On Nov 6 19:34, Christian Franke wrote:
Corinna Vinschen wrote:
On Nov 6 07:39, Christian Franke wrote:
Corinna Vinschen wrote:
Hi Cygwin friends and users,
I just released a 6th TEST version of the next upcoming Cygwin release,
1.7.33-0.6.
Looks good so far.
An observation from my first test on a machine which is member of a domain:
mkpasswd -l and -L always print the HOST prefix.
mkpasswd -d and -D never print the DOMAIN prefix
Right. That's by design. -D is deprecated. -L of the new mkpasswd/
mkgroup (which hopefully are not used by users a lot in future) only
prefix *foreign* machines.
But why does
mkpasswd -l (no host) -- adds a prefix
mkpasswd -l THISHOST -- does not add a prefix
when the machine is in a domain? Not consistent, IMO.

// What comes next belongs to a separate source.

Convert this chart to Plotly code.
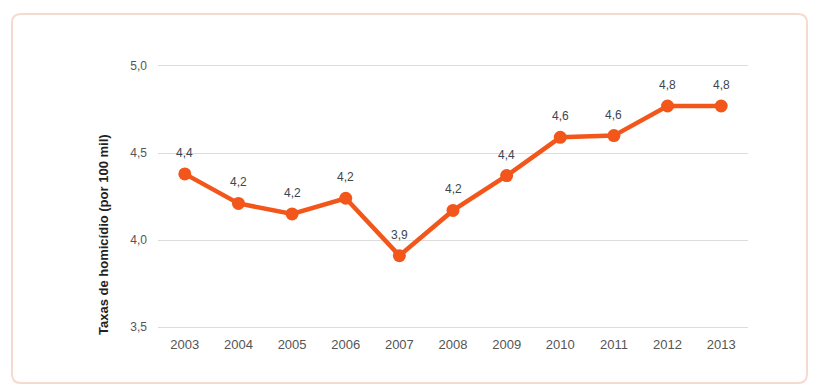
import plotly.graph_objects as go

years = ["2003", "2004", "2005", "2006", "2007", "2008", "2009", "2010", "2011", "2012", "2013"]
rates = [4.38, 4.21, 4.15, 4.24, 3.91, 4.17, 4.37, 4.59, 4.60, 4.77, 4.77]
labels = ["4,4", "4,2", "4,2", "4,2", "3,9", "4,2", "4,4", "4,6", "4,6", "4,8", "4,8"]
y_ticks = [3.5, 4.0, 4.5, 5.0]
y_title = "Taxas de homicídio (por 100 mil)"

OFF = 8  # default page body margin
W, H = 818 - OFF, 387 - OFF
ML, MR, MT, MB = 158 - OFF, 70, 66 - OFF, 60
PW, PH = W - ML - MR, H - MT - MB

def px_x(x):
    return (x - OFF - ML) / PW

def px_y(y):
    return (H - MB - (y - OFF)) / PH

# rounded border box (page pixels -> paper)
x0, x1, y0, y1, r = 12, 807, 14, 383, 9
path = (
    f"M {px_x(x0 + r)},{px_y(y0)} L {px_x(x1 - r)},{px_y(y0)} "
    f"Q {px_x(x1)},{px_y(y0)} {px_x(x1)},{px_y(y0 + r)} "
    f"L {px_x(x1)},{px_y(y1 - r)} "
    f"Q {px_x(x1)},{px_y(y1)} {px_x(x1 - r)},{px_y(y1)} "
    f"L {px_x(x0 + r)},{px_y(y1)} "
    f"Q {px_x(x0)},{px_y(y1)} {px_x(x0)},{px_y(y1 - r)} "
    f"L {px_x(x0)},{px_y(y0 + r)} "
    f"Q {px_x(x0)},{px_y(y0)} {px_x(x0 + r)},{px_y(y0)} Z"
)

ORANGE = "#f2561a"

fig = go.Figure()
fig.add_trace(go.Scatter(
    x=years, y=rates, mode="lines+markers",
    line=dict(color=ORANGE, width=4.5),
    marker=dict(color=ORANGE, size=13),
    cliponaxis=False, showlegend=False,
))

annotations = [dict(x=i, y=yv, xref="x", yref="y", text=t, showarrow=False,
                    yshift=21, xanchor="center", yanchor="middle",
                    font=dict(size=12, color="#3d4550"))
               for i, (yv, t) in enumerate(zip(rates, labels))]
annotations.append(dict(text=f"<b>{y_title}</b>", xref="paper", yref="paper",
                        x=px_x(103), y=px_y(235), textangle=-90, showarrow=False,
                        xanchor="center", yanchor="middle",
                        font=dict(size=13, color="#222")))

fig.update_layout(
    width=W, height=H,
    margin=dict(l=ML, r=MR, t=MT, b=MB),
    paper_bgcolor="white", plot_bgcolor="white",
    separators=",.",
    font=dict(family="Liberation Sans, Arial, sans-serif", size=12, color="#555"),
    xaxis=dict(type="category", range=[-0.5, 10.5], showgrid=False, zeroline=False,
               showline=True, mirror=True, linecolor="#dcdcdc", linewidth=1,
               ticks="", ticklabelstandoff=5, tickfont=dict(size=13, color="#555")),
    yaxis=dict(range=[3.5, 5.0], tickvals=y_ticks, tickformat=".1f",
               showgrid=True, gridcolor="#dcdcdc", gridwidth=1, zeroline=False,
               showline=False, ticks="", ticklabelstandoff=10,
               tickfont=dict(size=12, color="#555")),
    shapes=[dict(type="path", xref="paper", yref="paper", path=path,
                 line=dict(color="#f6d9cf", width=2), fillcolor="rgba(0,0,0,0)", layer="below")],
    annotations=annotations,
)

fig.write_html("out.html")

That's right. The reason is that the machine name is treated as a
foreign machine. In theory, this should always generate names
with prefixed machine name, but this is an entirely different
code path in mkpasswd/mkgroup. I guess this should be fixed.
I wouldn't be unhappy about help...
But PLEASE keep the ability to create local users/groups without a prefix.
Otherwise useful configuration defaults (mail_owner=postfix, ...) would be
no longer useful because config files must be tweaked for each host
(mail_owner=HOST+postfix, ...) for the sole purpose of[1]. Some of such
technical users (sshd?) might also be hard coded or a config parser might
not like the HOST+USER syntax.
And how's that supposed to work? Even if we introduce a way in
/etc/nsswitch.conf to generate usernames differently, it doesn't really
help. Your config file should be able to work with default settings
and not force the admin to use specific settings in nsswitch.conf.